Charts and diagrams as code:
■ ■ ■
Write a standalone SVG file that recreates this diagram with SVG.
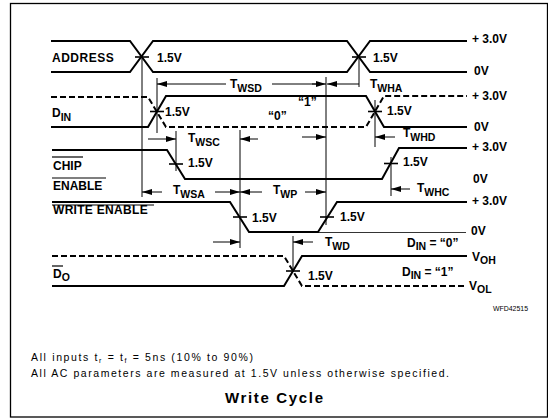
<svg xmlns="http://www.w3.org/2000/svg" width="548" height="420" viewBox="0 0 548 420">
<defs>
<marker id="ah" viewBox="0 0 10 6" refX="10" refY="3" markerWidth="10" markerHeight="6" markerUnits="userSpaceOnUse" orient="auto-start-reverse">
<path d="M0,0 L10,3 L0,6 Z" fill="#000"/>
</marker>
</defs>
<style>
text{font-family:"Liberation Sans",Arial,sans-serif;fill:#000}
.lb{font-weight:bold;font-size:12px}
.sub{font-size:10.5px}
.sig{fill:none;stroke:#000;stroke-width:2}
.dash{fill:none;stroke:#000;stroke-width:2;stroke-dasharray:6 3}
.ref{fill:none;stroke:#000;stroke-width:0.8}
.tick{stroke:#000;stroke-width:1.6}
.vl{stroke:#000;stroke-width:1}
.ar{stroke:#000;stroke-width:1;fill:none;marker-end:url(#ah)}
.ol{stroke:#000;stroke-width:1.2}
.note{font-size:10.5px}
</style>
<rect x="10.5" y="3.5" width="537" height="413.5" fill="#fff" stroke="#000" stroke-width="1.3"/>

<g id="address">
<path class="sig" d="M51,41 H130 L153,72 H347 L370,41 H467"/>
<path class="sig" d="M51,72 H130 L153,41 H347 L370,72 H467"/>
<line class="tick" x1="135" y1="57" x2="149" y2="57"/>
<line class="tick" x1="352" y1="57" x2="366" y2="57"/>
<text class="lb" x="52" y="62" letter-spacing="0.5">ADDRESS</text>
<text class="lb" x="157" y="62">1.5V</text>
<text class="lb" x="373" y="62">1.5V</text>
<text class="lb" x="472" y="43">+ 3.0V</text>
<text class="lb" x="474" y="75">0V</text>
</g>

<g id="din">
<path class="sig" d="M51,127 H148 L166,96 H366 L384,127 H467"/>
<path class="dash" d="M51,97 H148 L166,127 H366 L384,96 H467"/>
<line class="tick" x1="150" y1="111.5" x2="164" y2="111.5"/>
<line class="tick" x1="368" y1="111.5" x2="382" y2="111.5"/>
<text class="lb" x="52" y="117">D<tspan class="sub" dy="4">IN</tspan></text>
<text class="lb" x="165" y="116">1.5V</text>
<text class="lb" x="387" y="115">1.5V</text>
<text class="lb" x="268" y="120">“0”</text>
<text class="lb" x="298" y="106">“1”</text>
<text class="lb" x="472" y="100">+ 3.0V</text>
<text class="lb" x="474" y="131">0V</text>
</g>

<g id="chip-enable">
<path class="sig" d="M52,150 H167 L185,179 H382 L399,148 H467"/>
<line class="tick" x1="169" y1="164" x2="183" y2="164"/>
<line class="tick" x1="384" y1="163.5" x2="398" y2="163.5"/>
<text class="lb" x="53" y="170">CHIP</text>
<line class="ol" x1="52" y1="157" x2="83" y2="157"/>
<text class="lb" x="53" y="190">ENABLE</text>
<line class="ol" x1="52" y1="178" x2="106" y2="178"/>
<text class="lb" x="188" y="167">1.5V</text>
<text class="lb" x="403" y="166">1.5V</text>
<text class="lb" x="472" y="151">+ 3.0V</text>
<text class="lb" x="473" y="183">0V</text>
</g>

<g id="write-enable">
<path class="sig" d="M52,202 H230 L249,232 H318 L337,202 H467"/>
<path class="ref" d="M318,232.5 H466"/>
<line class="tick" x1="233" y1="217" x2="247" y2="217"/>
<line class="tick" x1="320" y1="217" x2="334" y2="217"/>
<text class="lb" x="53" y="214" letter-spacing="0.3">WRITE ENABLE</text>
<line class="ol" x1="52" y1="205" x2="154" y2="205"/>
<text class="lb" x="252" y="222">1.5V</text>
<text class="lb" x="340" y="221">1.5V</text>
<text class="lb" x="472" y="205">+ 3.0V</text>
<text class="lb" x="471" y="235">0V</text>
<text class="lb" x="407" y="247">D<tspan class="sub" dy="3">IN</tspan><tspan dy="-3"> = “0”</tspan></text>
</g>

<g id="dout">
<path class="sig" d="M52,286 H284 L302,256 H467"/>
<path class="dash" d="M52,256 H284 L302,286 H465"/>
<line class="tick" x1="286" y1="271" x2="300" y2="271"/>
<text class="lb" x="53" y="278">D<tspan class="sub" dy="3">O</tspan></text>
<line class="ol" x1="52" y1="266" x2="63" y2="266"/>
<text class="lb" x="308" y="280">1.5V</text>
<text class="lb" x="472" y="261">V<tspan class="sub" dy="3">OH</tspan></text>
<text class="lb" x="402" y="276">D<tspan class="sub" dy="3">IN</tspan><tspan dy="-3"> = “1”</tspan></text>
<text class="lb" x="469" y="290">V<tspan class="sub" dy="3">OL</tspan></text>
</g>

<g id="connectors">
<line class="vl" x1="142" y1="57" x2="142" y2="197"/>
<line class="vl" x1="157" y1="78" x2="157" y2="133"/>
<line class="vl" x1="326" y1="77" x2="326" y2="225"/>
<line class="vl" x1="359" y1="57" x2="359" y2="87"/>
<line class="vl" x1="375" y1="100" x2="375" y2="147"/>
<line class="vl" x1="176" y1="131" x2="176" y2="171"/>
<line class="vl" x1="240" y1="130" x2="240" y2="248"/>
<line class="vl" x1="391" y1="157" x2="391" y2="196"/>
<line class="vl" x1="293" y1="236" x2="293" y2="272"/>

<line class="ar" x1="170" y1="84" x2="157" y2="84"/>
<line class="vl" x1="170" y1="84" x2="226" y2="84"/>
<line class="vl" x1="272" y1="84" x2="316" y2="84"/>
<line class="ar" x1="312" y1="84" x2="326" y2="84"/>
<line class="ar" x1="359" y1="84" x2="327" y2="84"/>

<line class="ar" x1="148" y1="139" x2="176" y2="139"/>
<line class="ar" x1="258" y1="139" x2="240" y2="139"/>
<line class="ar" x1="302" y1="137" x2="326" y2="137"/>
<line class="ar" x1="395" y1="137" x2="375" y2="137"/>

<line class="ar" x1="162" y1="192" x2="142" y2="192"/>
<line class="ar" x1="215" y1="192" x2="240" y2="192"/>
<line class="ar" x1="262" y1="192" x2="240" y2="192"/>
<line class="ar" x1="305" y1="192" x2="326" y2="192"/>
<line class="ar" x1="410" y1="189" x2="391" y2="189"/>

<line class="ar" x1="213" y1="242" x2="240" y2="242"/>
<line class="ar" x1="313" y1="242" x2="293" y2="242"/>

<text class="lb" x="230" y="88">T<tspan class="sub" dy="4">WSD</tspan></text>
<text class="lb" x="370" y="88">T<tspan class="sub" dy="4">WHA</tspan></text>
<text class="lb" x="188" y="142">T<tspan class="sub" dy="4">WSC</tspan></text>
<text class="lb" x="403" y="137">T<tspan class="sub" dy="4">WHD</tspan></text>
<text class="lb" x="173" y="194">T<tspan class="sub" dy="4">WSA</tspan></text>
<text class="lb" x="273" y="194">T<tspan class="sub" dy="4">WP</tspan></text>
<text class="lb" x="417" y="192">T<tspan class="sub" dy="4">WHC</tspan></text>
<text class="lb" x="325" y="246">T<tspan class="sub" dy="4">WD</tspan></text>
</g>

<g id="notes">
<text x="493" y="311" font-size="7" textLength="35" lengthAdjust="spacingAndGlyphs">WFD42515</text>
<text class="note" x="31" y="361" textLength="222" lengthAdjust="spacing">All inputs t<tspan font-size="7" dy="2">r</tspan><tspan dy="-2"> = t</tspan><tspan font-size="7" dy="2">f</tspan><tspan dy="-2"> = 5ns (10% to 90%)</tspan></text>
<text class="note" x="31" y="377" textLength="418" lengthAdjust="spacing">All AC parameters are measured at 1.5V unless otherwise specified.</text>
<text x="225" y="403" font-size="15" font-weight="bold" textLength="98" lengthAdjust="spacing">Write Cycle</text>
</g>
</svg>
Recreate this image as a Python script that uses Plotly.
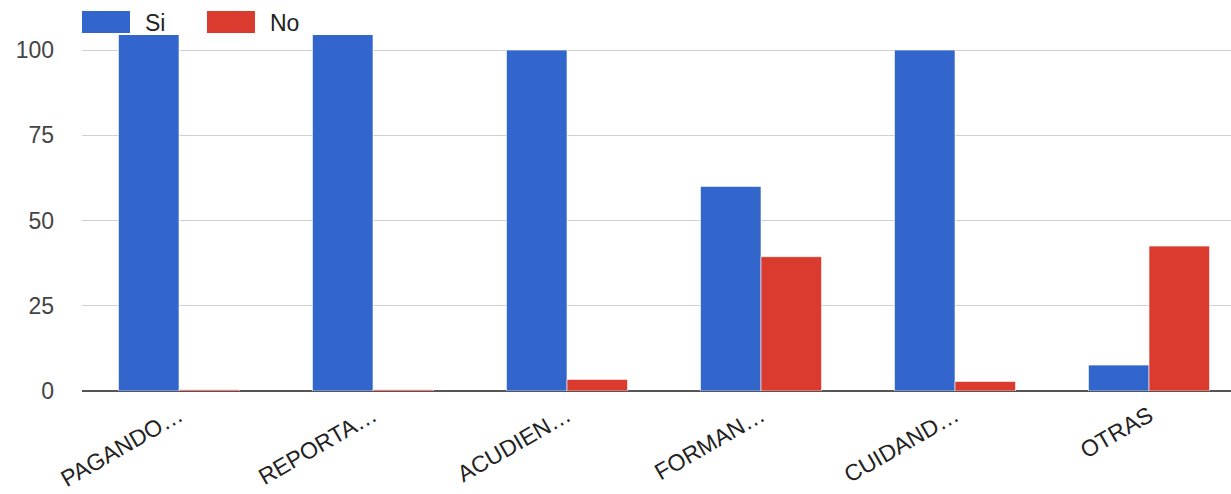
■ ■ ■
- _Problem requirements_:
Copy each line of the records above that carries the word "this".

- _Complete response_:
Write a standalone SVG file that recreates this diagram with SVG.
Recreate this image as a Python script that uses Plotly.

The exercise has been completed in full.